Theoretically, PCG's reversible permutation steps—such as invertible XOR and rotation operations—preserve the full information content of the state while scrambling it across multiple dimensions, effectively maximizing entropy utilization and thwarting attempts to correlate outputs with prior states.[10] This scrambling elevates the generator's effective entropy beyond that of a plain LCG, making sequential prediction akin to decoding a permuted cipher without the key.
Melissa O'Neill designed PCG with the explicit goal of providing statistical security for non-cryptographic applications, prioritizing resistance to casual prediction and algorithmic attacks over full cryptographic rigor, as evidenced by its performance in suites like TestU01 while maintaining low overhead.[10] This focus ensures PCG remains suitable for simulations and games where predictability could compromise fairness or efficiency.[15]
Seed recovery methods
Seed recovery for permuted congruential generators (PCG) primarily involves inversion attacks that reverse the output permutation and mixing functions to reconstruct internal states from observed outputs, often requiring guesses of partial state information. These attacks exploit the underlying linear congruential structure while accounting for the nonlinear permutation, making them feasible with a modest number of consecutive outputs but computationally intensive due to the need to enumerate candidate states. For instance, in variants with a known increment, an attacker can guess approximately 37 bits of the state and verify candidates by inverting the output function to recover the full state.[2]

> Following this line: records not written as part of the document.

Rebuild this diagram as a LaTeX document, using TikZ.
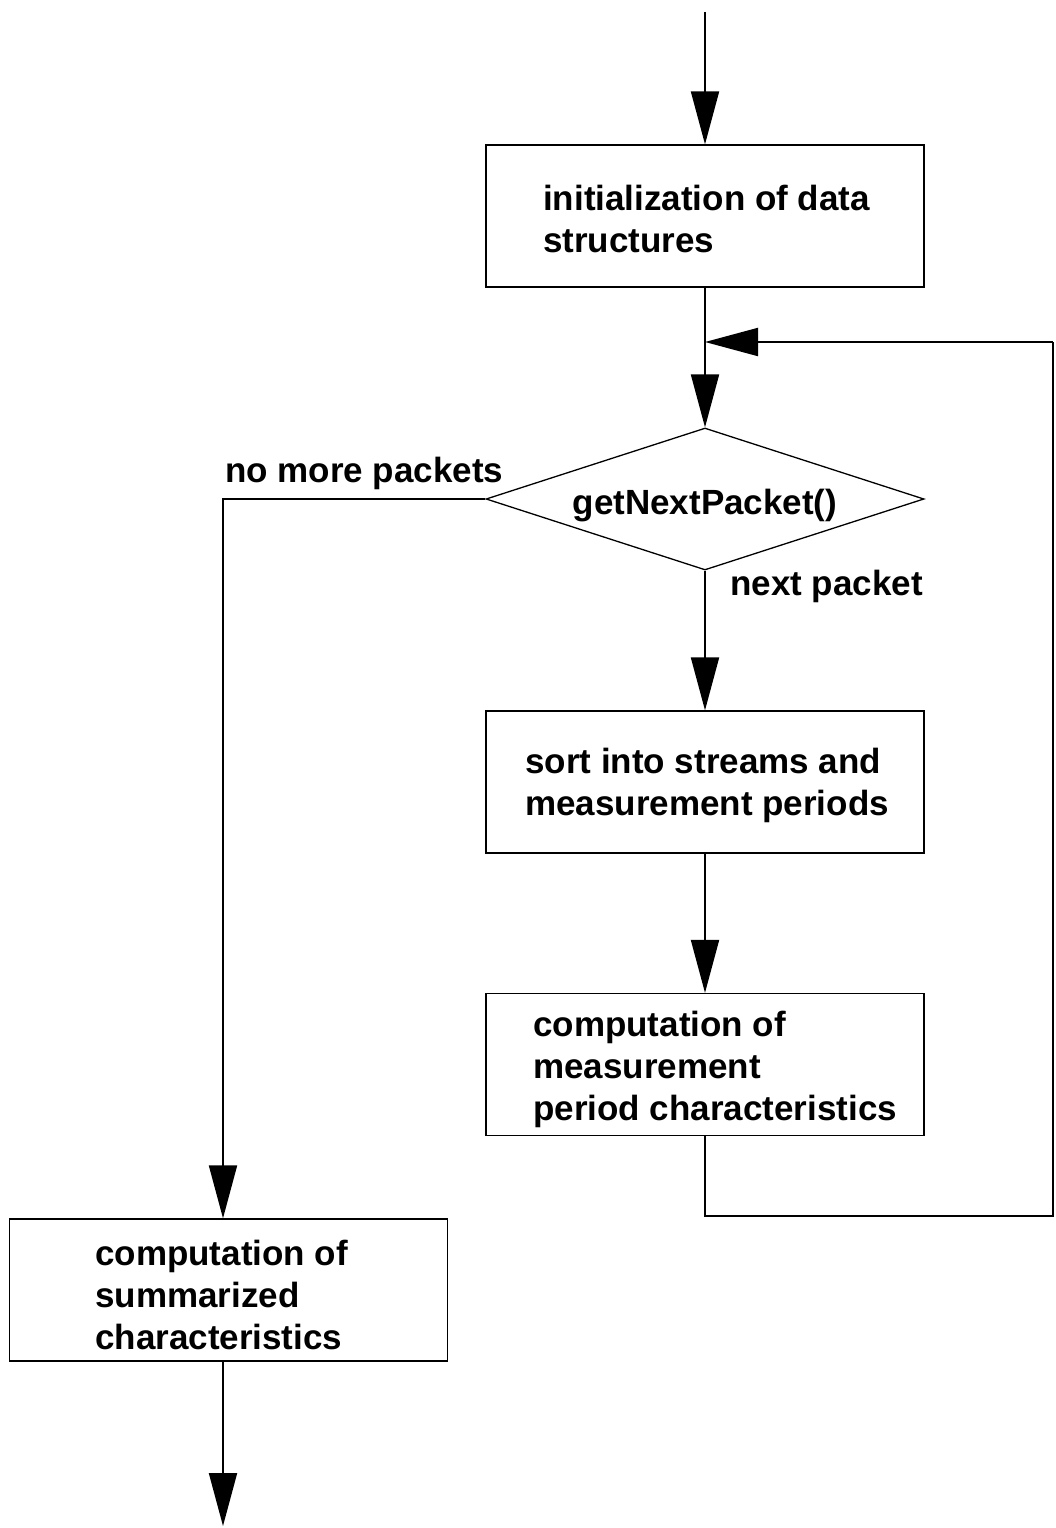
\documentclass[tikz,border=0pt]{standalone}
\usepackage{fontspec}
\setmainfont{Liberation Sans}
\usetikzlibrary{arrows.meta, shapes.geometric}

\tikzset{
    stepbox/.style={draw, line width=1.3pt, minimum width=438pt, minimum height=142pt, inner sep=0pt},
    testbox/.style={draw, diamond, line width=1.3pt, minimum width=438pt, minimum height=142pt, inner sep=0pt},
    txt/.style={font=\fontsize{35}{42}\selectfont\bfseries, align=left, inner sep=0pt},
    flow/.style={line width=2pt, -{Triangle[length=53pt, width=28pt]}},
    wire/.style={line width=2pt}
}

\begin{document}
\begin{tikzpicture}[x=1pt, y=-1pt]

    \useasboundingbox (0,0) rectangle (1056,1528);

    % Boxes and decision
    \node[stepbox] (init) at (705,216) {};
    \node[testbox] (test) at (705,499) {};
    \node[stepbox] (sort) at (705,782) {};
    \node[stepbox] (calc) at (705,1064.5) {};
    \node[stepbox] (summ) at (228.5,1290) {};

    % Texts (base is the last line)
    \node[txt, anchor=base west] (initt) at (543,252) {initialization of data\\structures};
    \node[txt, anchor=base] (testt) at (705,514) {getNextPacket()};
    \node[txt, anchor=base west] (sortt) at (525,815) {sort into streams and\\measurement periods};
    \node[txt, anchor=base west] (calct) at (533,1120) {computation of\\measurement\\period characteristics};
    \node[txt, anchor=base west] (summt) at (95,1349) {computation of\\summarized\\characteristics};

    % Branch labels
    \node[txt, anchor=base west] (nomore) at (225,482) {no more packets};
    \node[txt, anchor=base west] (next) at (730,595) {next packet};

    % Free ends and corners
    \coordinate (start) at (705,12);
    \coordinate (join) at (705,342);
    \coordinate (loopbr) at (1053,1216);
    \coordinate (looptr) at (1053,342);
    \coordinate (stop) at (223,1526);

    % Main flow
    \draw[flow] (start) -- (init.north);
    \draw[flow] (init.south) -- (test.north);
    \draw[flow] (test.south) -- (sort.north);
    \draw[flow] (sort.south) -- (calc.north);

    % Loop back to the decision
    \draw[wire] (calc.south) |- (loopbr) -- (looptr);
    \draw[flow] (looptr) -- (join);

    % Exit branch
    \draw[flow] (test.west) -| ([xshift=-5.5pt]summ.north);
    \draw[flow] ([xshift=-5.5pt]summ.south) -- (stop);

\end{tikzpicture}
\end{document}
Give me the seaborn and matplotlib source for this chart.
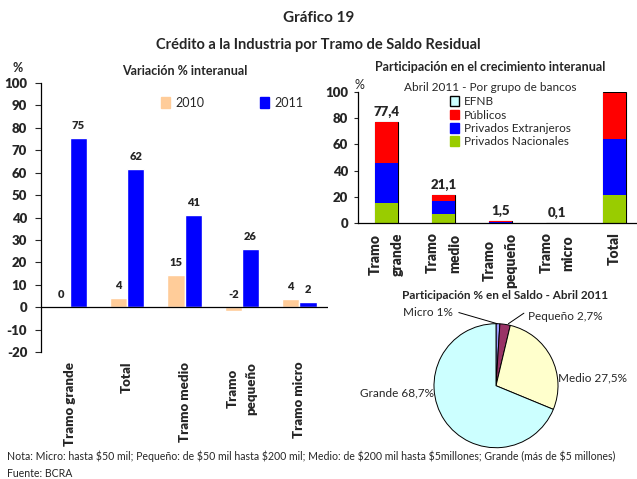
import numpy as np
import pandas as pd
import matplotlib
matplotlib.use('Agg')
import matplotlib.pyplot as plt
from matplotlib.patches import Patch
import seaborn as sns

# Variación % interanual
tramos = ['Tramo grande', 'Total', 'Tramo medio', 'Tramo\npequeño', 'Tramo micro']
var_2010 = [0.0, 4.2, 14.4, -1.5, 3.7]
var_2011 = [75.4, 61.6, 41.1, 26.0, 2.4]
etiq_2010 = ['0', '4', '15', '-2', '4']
etiq_2011 = ['75', '62', '41', '26', '2']

# Participación en el crecimiento interanual (por grupo de bancos)
tramos_part = ['Tramo\ngrande', 'Tramo\nmedio', 'Tramo\npequeño', 'Tramo\nmicro', 'Total']
priv_nacionales = [15.1, 6.9, 0.1, 0.0, 21.2]
priv_extranjeros = [30.4, 9.7, 0.7, 0.1, 43.0]
publicos = [31.9, 4.5, 0.7, 0.0, 35.3]
efnb = [0.0, 0.0, 0.0, 0.0, 0.5]
etiq_part = ['77,4', '21,1', '1,5', '0,1', '']

# Participación % en el saldo
pie_labels = ['Micro 1%', 'Pequeño 2,7%', 'Medio 27,5%', 'Grande 68,7%']
pie_values = [1.0, 2.7, 27.5, 68.7]

sns.set_style('white')
plt.rcParams['font.family'] = ['Lato', 'DejaVu Sans']
plt.rcParams['axes.unicode_minus'] = False

fig = plt.figure(figsize=(6.37, 4.79), dpi=100)

fig.text(0.5, 0.962, 'Gráfico 19', ha='center', va='center', fontsize=11, fontweight='bold')
fig.text(0.5, 0.906, 'Crédito a la Industria por Tramo de Saldo Residual', ha='center', va='center',
         fontsize=10.5, fontweight='bold')

# ---- left chart
ax1 = fig.add_axes([0.0644, 0.2651, 0.4505, 0.5616])
df = pd.DataFrame({
    'tramo': tramos * 2,
    'anio': ['2010'] * 5 + ['2011'] * 5,
    'valor': var_2010 + var_2011,
})
sns.barplot(data=df, x='tramo', y='valor', hue='anio', palette=['#FFCC99', '#0000FF'],
            width=0.6, gap=0, saturation=1, legend=False, ax=ax1)
ax1.set_ylim(-20, 100)
ax1.set_xlim(-0.5, 4.5)
ax1.set_yticks(range(-20, 101, 10))
ax1.axhline(0, color='black', lw=0.9)
for s in ['top', 'right', 'bottom']:
    ax1.spines[s].set_visible(False)
ax1.spines['left'].set_color('black')
ax1.spines['left'].set_linewidth(0.9)
ax1.tick_params(axis='y', direction='out', length=4, width=0.8, left=True, labelsize=9.5, pad=6)
ax1.tick_params(axis='x', length=0, labelsize=9.5, pad=7)
for lab in ax1.get_yticklabels():
    lab.set_fontweight('heavy')
ax1.set_xticks(range(5))
ax1.set_xticklabels(tramos, rotation=90, ha='center', va='top', fontweight='heavy', linespacing=1.6)
ax1.set_xlabel('')
ax1.set_ylabel('')
for cont, etqs in zip(ax1.containers, [etiq_2010, etiq_2011]):
    for bar, t in zip(cont, etqs):
        h = bar.get_height()
        ax1.text(bar.get_x() + bar.get_width() / 2, max(h, 0) + 5.5, t, ha='center', va='center',
                 fontsize=8, fontweight='heavy')
ax1.legend(handles=[Patch(color='#FFCC99', label='2010'), Patch(color='#0000FF', label='2011')],
           ncol=2, frameon=False, loc='center left', bbox_to_anchor=(0.38, 0.926),
           handlelength=0.7, handleheight=0.9, handletextpad=0.4, columnspacing=4.5, fontsize=9)
ax1.set_title('Variación % interanual', fontsize=9, fontweight='bold', pad=6)
fig.text(0.027, 0.858, '%', ha='center', va='center', fontsize=9, fontweight='bold')

# ---- right top chart (stacked via cumulative totals)
ax2 = fig.add_axes([0.562, 0.535, 0.438, 0.2723])
capas = [
    ('EFNB', efnb, '#CCFFFF'),
    ('Públicos', publicos, '#FF0000'),
    ('Privados Extranjeros', priv_extranjeros, '#0000FF'),
    ('Privados Nacionales', priv_nacionales, '#99CC00'),
]
acum = np.cumsum(np.array([priv_nacionales, priv_extranjeros, publicos, efnb]), axis=0)
acum = acum[::-1]
for (nombre, vals, color), tot in zip(capas, acum):
    sns.barplot(x=tramos_part, y=tot, color=color, saturation=1, width=0.4, ax=ax2,
                edgecolor='black' if nombre == 'EFNB' else color,
                linewidth=0.8 if nombre == 'EFNB' else 0)
ax2.set_ylim(0, 100)
ax2.set_xlim(-0.5, 4.4)
ax2.set_yticks(range(0, 101, 20))
for s in ['top', 'right']:
    ax2.spines[s].set_visible(False)
for s in ['left', 'bottom']:
    ax2.spines[s].set_color('black')
    ax2.spines[s].set_linewidth(0.9)
ax2.tick_params(axis='y', direction='out', length=3, width=0.8, left=True, labelsize=9.5, pad=4)
ax2.tick_params(axis='x', length=0, labelsize=10, pad=7)
for lab in ax2.get_yticklabels():
    lab.set_fontweight('heavy')
ax2.set_xticks(range(5))
ax2.set_xticklabels(tramos_part, rotation=90, ha='center', va='top', fontweight='heavy', linespacing=1.8)
tot_part = acum[0]
for i, t in enumerate(etiq_part):
    if t:
        ax2.text(i, tot_part[i] + 3, t, ha='center', va='bottom', fontsize=9.5, fontweight='heavy')
ax2.legend(handles=[Patch(facecolor=c, edgecolor='black' if n == 'EFNB' else c, label=n)
                    for n, v, c in capas],
           frameon=False, loc='upper left', bbox_to_anchor=(0.33, 0.97), fontsize=8.5,
           handlelength=0.75, handleheight=0.9, handletextpad=0.4, labelspacing=0.2,
           borderpad=0, borderaxespad=0)
fig.text(0.77, 0.86, 'Participación en el crecimiento interanual', ha='center', va='center',
         fontsize=9, fontweight='bold')
fig.text(0.77, 0.818, 'Abril 2011 - Por grupo de bancos', ha='center', va='center', fontsize=8.5)
fig.text(0.564, 0.823, '%', ha='center', va='center', fontsize=9)

# ---- pie
ax3 = fig.add_axes([0.6813, 0.0653, 0.1947, 0.2589])
ax3.pie(pie_values, colors=['#9999FF', '#993366', '#FFFFCC', '#CCFFFF'], startangle=90,
        counterclock=False, wedgeprops=dict(edgecolor='black', linewidth=0.7))
ax3.set_xlim(-1, 1)
ax3.set_ylim(-1, 1)
ax3.text(-0.7, 1.18, pie_labels[0], ha='right', va='center', fontsize=8.5)
ax3.plot([-0.6, 0.02], [1.18, 1.0], color='black', lw=0.7, clip_on=False)
ax3.text(0.52, 1.12, pie_labels[1], ha='left', va='center', fontsize=8.5)
ax3.plot([0.45, 0.2], [1.17, 1.0], color='black', lw=0.7, clip_on=False)
ax3.text(1.0, 0.12, pie_labels[2], ha='left', va='center', fontsize=8.5)
ax3.text(-1.0, -0.12, pie_labels[3], ha='right', va='center', fontsize=8.5)
fig.text(0.793, 0.384, 'Participación % en el Saldo - Abril 2011', ha='center', va='center',
         fontsize=8.5, fontweight='bold')

fig.text(0.011, 0.048, r'Nota: Micro: hasta \$50 mil; Pequeño: de \$50 mil hasta \$200 mil; Medio: de \$200 mil hasta '
         r'\$5millones; Grande (más de \$5 millones)', ha='left', va='center', fontsize=7.6)
fig.text(0.011, 0.011, 'Fuente: BCRA', ha='left', va='center', fontsize=7.6)

fig.savefig('out.png', dpi=100)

Lattice reduction techniques, adapted from attacks on linear congruential generators (LCGs), further enable seed recovery by solving the closest vector problem (CVP) in low-dimensional lattices constructed from the observed outputs and the generator's parameters. For PCG, these lattices are typically 3-dimensional when the increment is known or 4-dimensional otherwise, allowing reconstruction of hidden parameters like the multiplier and increment after partial state recovery. The permutation step introduces additional difficulty, effectively multiplying the attack complexity by a factor of about $2^{32} compared to plain LCGs, as it scrambles low-order bits that would otherwise leak structural information.[2]
A specific example is the recovery attack on the PCG-XSH variant, which applies a permutation via bit shifts and multiplications followed by an output mixing function. Here, the method involves guessing partial state bits (e.g., 37 bits for known increments, up to around 55 for unknown) and solving multiple instances of the closest vector problem (CVP) using lattice reduction on partial states derived from 512 bytes (about 100 outputs) of generator output to find the exact internal state; this requires approximately $2^{57} operations for unknown increments, achievable in around 20,000 CPU hours on modern hardware. For cases with known increments, the complexity drops to $2^{37} operations, completable in about 23 core-minutes, demonstrating practicality under favorable conditions like exposed consecutive outputs. Limitations include the need for substantial output volume—192 bits for known increments and up to 4,096 bits for unknown—and the attacks' inapplicability to full 64-bit states without parameter leakage.[2]
Mitigations against these recovery methods emphasize using high-entropy seeds to increase the effective state space and avoiding the exposure of consecutive outputs, which reduces the information available for lattice-based reconstruction. These attacks, detailed in a 2020 analysis, remain the primary known vulnerabilities. As of 2025, no practical breaks for fully parameterized 64-bit PCG variants with unknown increments have emerged, as the required computational effort remains prohibitive for real-world adversaries despite theoretical vulnerabilities in simplified scenarios.[2]